**EXERCISE DETAILS:** Find each line holding the word "document" and give the number of such lines, nothing else.

**SUPPLIED RECORDS:**
---+---

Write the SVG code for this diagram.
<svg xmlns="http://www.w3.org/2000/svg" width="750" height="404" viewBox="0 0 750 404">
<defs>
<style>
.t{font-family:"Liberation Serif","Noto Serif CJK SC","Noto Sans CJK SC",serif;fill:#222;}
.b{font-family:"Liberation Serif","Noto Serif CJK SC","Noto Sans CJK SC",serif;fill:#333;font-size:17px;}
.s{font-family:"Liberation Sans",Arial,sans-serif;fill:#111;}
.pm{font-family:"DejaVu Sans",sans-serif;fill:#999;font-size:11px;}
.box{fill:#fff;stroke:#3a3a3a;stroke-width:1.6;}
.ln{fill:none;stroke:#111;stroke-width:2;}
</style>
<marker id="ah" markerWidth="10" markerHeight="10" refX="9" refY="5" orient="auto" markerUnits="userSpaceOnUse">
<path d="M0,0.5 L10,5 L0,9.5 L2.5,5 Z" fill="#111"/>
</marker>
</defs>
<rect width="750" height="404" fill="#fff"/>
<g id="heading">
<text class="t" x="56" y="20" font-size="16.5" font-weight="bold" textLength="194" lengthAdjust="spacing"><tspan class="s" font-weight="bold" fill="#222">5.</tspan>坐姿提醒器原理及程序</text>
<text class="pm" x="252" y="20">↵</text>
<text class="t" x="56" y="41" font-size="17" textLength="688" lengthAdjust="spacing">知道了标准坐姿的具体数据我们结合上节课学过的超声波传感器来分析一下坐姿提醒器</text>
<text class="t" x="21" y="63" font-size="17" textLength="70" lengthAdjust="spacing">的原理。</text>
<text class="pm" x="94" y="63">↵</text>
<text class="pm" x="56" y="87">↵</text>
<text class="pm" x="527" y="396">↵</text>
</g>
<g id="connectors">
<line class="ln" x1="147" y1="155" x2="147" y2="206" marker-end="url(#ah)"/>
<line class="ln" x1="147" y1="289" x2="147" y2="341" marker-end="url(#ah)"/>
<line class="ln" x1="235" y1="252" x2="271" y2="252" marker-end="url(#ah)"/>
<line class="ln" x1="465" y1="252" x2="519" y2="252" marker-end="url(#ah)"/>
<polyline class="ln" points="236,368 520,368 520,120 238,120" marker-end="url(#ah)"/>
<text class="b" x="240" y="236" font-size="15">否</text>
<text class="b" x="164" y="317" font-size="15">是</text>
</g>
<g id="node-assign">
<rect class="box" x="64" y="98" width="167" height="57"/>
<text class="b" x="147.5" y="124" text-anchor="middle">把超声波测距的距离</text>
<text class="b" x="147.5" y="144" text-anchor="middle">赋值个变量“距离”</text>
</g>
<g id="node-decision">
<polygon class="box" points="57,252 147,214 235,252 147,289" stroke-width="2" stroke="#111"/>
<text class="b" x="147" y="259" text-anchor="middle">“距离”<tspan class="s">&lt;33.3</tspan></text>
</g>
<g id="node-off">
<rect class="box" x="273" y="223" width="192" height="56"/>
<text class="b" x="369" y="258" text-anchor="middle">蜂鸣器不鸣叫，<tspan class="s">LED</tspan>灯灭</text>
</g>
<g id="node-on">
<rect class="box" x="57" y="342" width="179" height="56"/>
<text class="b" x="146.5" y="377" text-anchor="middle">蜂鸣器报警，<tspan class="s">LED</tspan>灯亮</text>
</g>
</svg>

---+---

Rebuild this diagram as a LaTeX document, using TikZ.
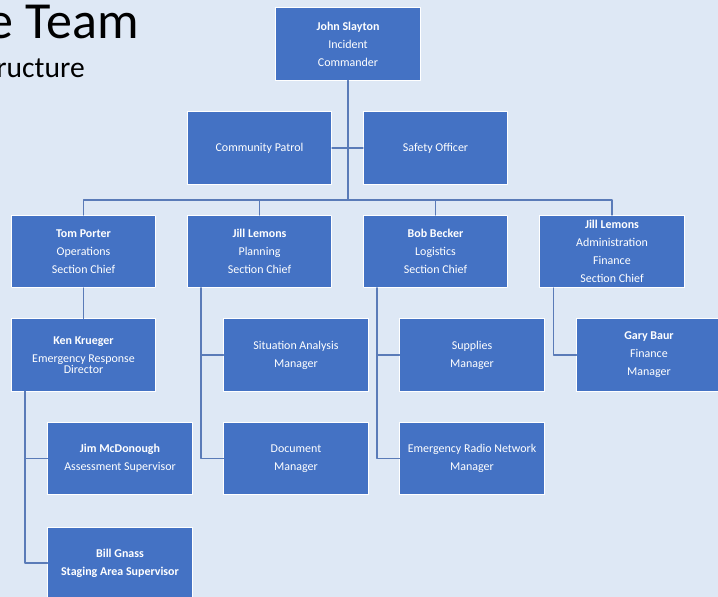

---+---

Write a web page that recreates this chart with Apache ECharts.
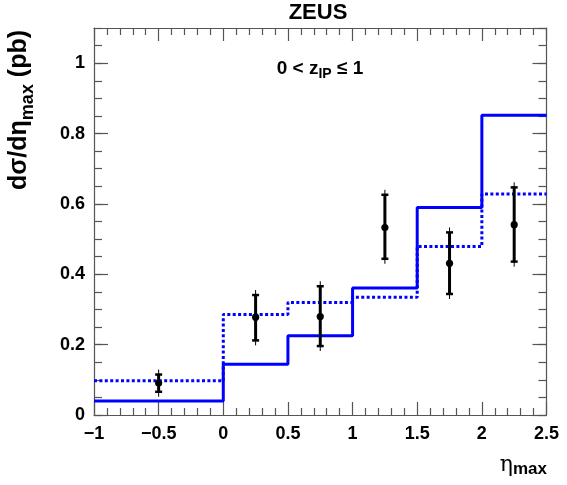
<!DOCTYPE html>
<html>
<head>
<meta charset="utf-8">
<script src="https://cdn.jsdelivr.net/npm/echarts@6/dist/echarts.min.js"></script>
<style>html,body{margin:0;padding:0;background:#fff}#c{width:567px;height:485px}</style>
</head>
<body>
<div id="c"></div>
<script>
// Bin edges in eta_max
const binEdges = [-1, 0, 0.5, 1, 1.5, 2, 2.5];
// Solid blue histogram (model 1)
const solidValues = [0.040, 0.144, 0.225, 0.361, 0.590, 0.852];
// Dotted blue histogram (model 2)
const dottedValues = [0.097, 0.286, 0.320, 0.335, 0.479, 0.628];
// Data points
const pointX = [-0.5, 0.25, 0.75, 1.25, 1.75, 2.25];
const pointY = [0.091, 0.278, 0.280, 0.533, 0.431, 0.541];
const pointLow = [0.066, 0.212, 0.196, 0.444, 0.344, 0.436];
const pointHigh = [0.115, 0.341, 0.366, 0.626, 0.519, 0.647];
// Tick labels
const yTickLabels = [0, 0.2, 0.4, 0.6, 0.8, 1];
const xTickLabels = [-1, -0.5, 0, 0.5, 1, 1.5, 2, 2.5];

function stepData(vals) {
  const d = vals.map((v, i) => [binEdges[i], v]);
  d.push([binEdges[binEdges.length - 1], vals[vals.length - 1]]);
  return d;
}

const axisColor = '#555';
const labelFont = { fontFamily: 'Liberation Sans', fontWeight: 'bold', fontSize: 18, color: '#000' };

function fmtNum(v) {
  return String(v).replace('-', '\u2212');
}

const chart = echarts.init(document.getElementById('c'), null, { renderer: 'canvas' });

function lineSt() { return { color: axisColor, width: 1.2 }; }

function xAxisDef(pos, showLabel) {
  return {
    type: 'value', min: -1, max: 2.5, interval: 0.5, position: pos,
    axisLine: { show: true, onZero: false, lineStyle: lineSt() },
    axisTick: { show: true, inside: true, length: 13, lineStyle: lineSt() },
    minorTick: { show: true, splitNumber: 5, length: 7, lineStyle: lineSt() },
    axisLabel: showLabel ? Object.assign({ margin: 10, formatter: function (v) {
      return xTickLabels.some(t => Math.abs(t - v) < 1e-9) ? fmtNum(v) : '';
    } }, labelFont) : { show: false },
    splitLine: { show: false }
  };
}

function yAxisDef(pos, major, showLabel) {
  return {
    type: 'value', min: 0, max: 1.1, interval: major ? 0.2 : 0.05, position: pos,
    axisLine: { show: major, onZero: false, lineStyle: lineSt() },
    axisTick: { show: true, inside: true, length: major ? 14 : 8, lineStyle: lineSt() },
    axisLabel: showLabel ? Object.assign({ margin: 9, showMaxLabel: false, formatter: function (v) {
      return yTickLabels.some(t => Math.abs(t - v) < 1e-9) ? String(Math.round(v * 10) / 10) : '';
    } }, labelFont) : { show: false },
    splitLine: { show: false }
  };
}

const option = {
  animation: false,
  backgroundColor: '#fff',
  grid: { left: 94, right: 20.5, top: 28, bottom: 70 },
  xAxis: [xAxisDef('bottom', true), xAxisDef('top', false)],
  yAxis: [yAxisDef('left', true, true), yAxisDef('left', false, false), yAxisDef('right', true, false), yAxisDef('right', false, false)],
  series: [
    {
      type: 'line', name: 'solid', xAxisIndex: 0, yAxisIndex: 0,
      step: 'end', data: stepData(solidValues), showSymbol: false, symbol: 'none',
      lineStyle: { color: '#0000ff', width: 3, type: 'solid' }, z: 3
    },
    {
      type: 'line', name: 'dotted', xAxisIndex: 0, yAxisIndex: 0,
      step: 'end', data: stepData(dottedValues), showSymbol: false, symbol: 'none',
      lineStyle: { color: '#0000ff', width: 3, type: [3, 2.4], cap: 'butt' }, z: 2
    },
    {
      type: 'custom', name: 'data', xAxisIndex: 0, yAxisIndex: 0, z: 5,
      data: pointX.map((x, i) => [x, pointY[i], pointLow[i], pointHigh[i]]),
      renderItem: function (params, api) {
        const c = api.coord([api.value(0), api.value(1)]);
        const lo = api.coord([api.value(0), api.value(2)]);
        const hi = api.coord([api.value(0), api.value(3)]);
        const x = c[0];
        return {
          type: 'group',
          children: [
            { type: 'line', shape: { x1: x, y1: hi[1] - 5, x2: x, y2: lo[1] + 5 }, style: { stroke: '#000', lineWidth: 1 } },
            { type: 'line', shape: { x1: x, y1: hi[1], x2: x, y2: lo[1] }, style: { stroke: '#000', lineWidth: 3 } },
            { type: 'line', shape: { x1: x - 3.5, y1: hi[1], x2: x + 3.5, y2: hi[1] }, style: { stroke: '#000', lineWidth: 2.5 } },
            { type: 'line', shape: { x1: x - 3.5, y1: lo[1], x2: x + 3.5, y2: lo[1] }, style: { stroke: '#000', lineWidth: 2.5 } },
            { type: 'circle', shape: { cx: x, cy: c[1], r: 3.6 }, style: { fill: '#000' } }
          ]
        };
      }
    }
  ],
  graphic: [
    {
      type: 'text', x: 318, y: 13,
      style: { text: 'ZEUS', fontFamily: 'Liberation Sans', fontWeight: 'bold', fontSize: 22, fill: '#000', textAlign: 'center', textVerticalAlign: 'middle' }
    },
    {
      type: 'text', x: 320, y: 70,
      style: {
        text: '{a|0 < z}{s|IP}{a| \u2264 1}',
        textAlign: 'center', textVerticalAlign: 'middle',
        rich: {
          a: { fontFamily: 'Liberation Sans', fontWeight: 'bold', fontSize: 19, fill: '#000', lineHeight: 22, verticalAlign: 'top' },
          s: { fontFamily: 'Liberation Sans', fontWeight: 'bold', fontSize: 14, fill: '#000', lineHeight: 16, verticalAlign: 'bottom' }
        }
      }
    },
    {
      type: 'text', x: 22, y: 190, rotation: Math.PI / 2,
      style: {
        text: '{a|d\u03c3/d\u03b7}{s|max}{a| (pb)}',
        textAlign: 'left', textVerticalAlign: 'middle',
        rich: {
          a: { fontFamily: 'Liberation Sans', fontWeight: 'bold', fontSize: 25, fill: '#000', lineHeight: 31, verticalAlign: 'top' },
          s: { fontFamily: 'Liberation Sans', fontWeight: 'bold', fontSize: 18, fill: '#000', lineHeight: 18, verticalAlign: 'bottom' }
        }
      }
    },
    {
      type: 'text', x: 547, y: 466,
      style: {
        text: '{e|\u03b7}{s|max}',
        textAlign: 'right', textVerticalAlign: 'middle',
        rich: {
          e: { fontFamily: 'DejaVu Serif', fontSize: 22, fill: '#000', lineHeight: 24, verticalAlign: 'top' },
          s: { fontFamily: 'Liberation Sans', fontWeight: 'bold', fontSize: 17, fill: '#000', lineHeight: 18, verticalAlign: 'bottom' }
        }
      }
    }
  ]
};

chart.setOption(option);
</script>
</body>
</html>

---+---

**RESPONSE TO THIS TASK:** 2